Data extract ▸
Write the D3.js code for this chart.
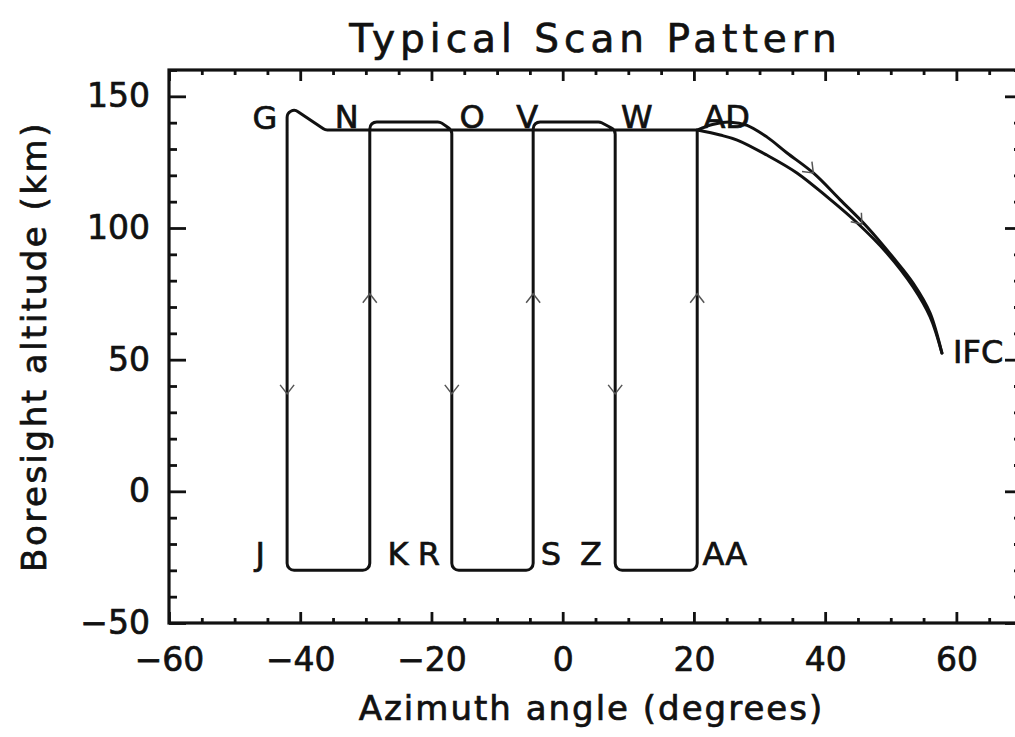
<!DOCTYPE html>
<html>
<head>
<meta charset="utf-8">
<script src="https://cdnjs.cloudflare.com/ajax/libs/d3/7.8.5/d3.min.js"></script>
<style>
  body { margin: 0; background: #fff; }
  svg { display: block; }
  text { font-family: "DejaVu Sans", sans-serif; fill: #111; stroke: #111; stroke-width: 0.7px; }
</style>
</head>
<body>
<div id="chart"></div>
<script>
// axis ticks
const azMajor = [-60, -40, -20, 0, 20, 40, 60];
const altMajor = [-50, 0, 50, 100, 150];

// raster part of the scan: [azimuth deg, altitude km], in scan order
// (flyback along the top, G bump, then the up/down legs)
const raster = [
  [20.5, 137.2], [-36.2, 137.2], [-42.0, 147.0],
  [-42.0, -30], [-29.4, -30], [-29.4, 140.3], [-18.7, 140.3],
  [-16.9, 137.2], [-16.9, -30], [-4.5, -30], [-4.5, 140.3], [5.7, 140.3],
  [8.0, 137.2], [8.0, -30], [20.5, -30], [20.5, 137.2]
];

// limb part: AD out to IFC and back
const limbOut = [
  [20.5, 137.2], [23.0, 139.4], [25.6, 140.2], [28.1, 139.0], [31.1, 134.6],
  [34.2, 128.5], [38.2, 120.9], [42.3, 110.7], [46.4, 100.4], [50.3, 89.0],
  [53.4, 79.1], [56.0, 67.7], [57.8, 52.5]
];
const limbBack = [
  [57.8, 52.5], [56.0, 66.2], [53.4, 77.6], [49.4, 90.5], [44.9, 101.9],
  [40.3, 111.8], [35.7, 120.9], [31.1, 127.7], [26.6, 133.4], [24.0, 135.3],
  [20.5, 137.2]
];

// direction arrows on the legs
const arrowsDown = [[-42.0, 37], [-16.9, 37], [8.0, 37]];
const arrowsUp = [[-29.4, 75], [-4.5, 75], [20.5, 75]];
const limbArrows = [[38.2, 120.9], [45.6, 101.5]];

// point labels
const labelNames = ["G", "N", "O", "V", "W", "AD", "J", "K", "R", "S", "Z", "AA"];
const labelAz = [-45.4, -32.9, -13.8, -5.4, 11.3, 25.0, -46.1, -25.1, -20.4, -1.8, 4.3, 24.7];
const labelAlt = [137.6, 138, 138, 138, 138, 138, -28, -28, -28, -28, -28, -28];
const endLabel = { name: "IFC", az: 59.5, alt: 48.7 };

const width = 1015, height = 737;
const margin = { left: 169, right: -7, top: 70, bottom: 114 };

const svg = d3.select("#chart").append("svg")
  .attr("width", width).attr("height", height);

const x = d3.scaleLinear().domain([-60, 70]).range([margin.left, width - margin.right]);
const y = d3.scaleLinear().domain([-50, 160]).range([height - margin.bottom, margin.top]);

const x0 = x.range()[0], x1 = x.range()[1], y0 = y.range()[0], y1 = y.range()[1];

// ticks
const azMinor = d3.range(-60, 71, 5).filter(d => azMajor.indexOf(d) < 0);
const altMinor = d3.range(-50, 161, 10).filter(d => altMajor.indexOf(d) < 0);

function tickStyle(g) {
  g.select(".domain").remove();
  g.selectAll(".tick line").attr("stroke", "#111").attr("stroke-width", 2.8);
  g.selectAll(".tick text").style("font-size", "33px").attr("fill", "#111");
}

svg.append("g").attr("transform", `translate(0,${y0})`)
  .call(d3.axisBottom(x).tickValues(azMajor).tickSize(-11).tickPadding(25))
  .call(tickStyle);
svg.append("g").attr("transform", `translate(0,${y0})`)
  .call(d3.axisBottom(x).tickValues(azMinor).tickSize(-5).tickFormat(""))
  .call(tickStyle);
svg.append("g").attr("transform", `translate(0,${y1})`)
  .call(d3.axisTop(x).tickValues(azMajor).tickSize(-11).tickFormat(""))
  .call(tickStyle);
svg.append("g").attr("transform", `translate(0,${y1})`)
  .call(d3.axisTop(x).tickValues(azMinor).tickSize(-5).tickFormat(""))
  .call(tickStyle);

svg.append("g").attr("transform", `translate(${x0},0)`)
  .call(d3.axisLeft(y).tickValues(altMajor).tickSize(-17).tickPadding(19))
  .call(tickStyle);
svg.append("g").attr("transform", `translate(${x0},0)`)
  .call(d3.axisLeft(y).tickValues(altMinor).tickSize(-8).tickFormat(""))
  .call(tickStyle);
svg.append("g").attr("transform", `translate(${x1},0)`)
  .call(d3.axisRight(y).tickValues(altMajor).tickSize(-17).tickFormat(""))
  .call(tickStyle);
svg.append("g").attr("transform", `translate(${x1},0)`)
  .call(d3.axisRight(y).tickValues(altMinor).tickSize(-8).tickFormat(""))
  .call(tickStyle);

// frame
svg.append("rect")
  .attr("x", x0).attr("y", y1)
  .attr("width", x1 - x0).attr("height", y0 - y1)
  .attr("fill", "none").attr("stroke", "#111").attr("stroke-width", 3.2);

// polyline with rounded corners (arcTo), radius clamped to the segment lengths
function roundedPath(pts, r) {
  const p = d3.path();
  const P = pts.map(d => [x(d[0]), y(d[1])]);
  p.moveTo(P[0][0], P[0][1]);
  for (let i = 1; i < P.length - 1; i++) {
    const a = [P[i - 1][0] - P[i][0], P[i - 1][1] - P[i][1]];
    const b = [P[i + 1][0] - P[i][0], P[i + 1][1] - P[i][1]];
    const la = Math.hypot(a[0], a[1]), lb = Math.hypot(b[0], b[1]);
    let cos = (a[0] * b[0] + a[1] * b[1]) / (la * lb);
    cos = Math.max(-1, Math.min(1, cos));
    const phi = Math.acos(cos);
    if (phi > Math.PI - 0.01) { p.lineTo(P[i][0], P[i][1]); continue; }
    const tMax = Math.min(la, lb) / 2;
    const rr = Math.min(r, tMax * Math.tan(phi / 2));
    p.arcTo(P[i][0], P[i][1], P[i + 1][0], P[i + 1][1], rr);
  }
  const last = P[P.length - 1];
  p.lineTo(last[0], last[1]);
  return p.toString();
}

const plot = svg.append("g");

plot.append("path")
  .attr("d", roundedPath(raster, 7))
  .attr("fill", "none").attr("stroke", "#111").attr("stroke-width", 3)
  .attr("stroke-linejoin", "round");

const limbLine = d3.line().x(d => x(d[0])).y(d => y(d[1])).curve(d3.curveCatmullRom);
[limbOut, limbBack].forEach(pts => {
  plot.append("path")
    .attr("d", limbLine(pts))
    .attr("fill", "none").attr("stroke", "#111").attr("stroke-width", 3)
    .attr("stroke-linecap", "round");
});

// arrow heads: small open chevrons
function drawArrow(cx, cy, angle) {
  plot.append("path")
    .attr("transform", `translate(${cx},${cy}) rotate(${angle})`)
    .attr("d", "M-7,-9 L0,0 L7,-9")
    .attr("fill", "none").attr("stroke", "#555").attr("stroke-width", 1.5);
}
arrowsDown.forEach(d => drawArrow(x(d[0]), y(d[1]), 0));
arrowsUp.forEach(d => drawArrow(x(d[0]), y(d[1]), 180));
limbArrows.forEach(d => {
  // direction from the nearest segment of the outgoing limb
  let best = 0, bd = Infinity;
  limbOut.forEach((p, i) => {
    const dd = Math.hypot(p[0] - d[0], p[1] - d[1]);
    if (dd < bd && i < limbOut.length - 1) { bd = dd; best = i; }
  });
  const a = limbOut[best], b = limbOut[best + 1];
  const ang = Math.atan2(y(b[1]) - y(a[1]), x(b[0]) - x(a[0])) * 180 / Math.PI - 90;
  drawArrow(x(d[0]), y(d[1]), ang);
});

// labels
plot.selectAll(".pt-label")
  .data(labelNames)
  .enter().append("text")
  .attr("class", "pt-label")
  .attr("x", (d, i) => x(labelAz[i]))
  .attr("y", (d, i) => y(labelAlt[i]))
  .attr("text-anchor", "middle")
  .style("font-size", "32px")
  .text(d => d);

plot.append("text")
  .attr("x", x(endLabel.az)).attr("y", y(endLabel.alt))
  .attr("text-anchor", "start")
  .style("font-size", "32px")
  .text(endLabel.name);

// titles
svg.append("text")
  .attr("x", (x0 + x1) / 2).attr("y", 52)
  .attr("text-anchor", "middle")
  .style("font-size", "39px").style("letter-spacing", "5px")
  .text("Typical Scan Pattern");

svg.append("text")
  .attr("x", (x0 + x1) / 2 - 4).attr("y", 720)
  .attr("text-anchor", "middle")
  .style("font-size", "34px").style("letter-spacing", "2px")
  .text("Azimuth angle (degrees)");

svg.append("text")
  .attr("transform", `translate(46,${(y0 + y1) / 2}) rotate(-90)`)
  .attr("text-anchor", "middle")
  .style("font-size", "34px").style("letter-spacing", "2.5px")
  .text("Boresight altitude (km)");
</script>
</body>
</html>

Problem ▸ The lines from the top of the data above through the one holding "const limbArrows = [[38.2, 120.9], [45.6, 101.5]];" are to be repeated exactly, and only those, with no pictures.

Solved problem ▸
Write the D3.js code for this chart.
<!DOCTYPE html>
<html>
<head>
<meta charset="utf-8">
<script src="https://cdnjs.cloudflare.com/ajax/libs/d3/7.8.5/d3.min.js"></script>
<style>
  body { margin: 0; background: #fff; }
  svg { display: block; }
  text { font-family: "DejaVu Sans", sans-serif; fill: #111; stroke: #111; stroke-width: 0.7px; }
</style>
</head>
<body>
<div id="chart"></div>
<script>
// axis ticks
const azMajor = [-60, -40, -20, 0, 20, 40, 60];
const altMajor = [-50, 0, 50, 100, 150];

// raster part of the scan: [azimuth deg, altitude km], in scan order
// (flyback along the top, G bump, then the up/down legs)
const raster = [
  [20.5, 137.2], [-36.2, 137.2], [-42.0, 147.0],
  [-42.0, -30], [-29.4, -30], [-29.4, 140.3], [-18.7, 140.3],
  [-16.9, 137.2], [-16.9, -30], [-4.5, -30], [-4.5, 140.3], [5.7, 140.3],
  [8.0, 137.2], [8.0, -30], [20.5, -30], [20.5, 137.2]
];

// limb part: AD out to IFC and back
const limbOut = [
  [20.5, 137.2], [23.0, 139.4], [25.6, 140.2], [28.1, 139.0], [31.1, 134.6],
  [34.2, 128.5], [38.2, 120.9], [42.3, 110.7], [46.4, 100.4], [50.3, 89.0],
  [53.4, 79.1], [56.0, 67.7], [57.8, 52.5]
];
const limbBack = [
  [57.8, 52.5], [56.0, 66.2], [53.4, 77.6], [49.4, 90.5], [44.9, 101.9],
  [40.3, 111.8], [35.7, 120.9], [31.1, 127.7], [26.6, 133.4], [24.0, 135.3],
  [20.5, 137.2]
];

// direction arrows on the legs
const arrowsDown = [[-42.0, 37], [-16.9, 37], [8.0, 37]];
const arrowsUp = [[-29.4, 75], [-4.5, 75], [20.5, 75]];
const limbArrows = [[38.2, 120.9], [45.6, 101.5]];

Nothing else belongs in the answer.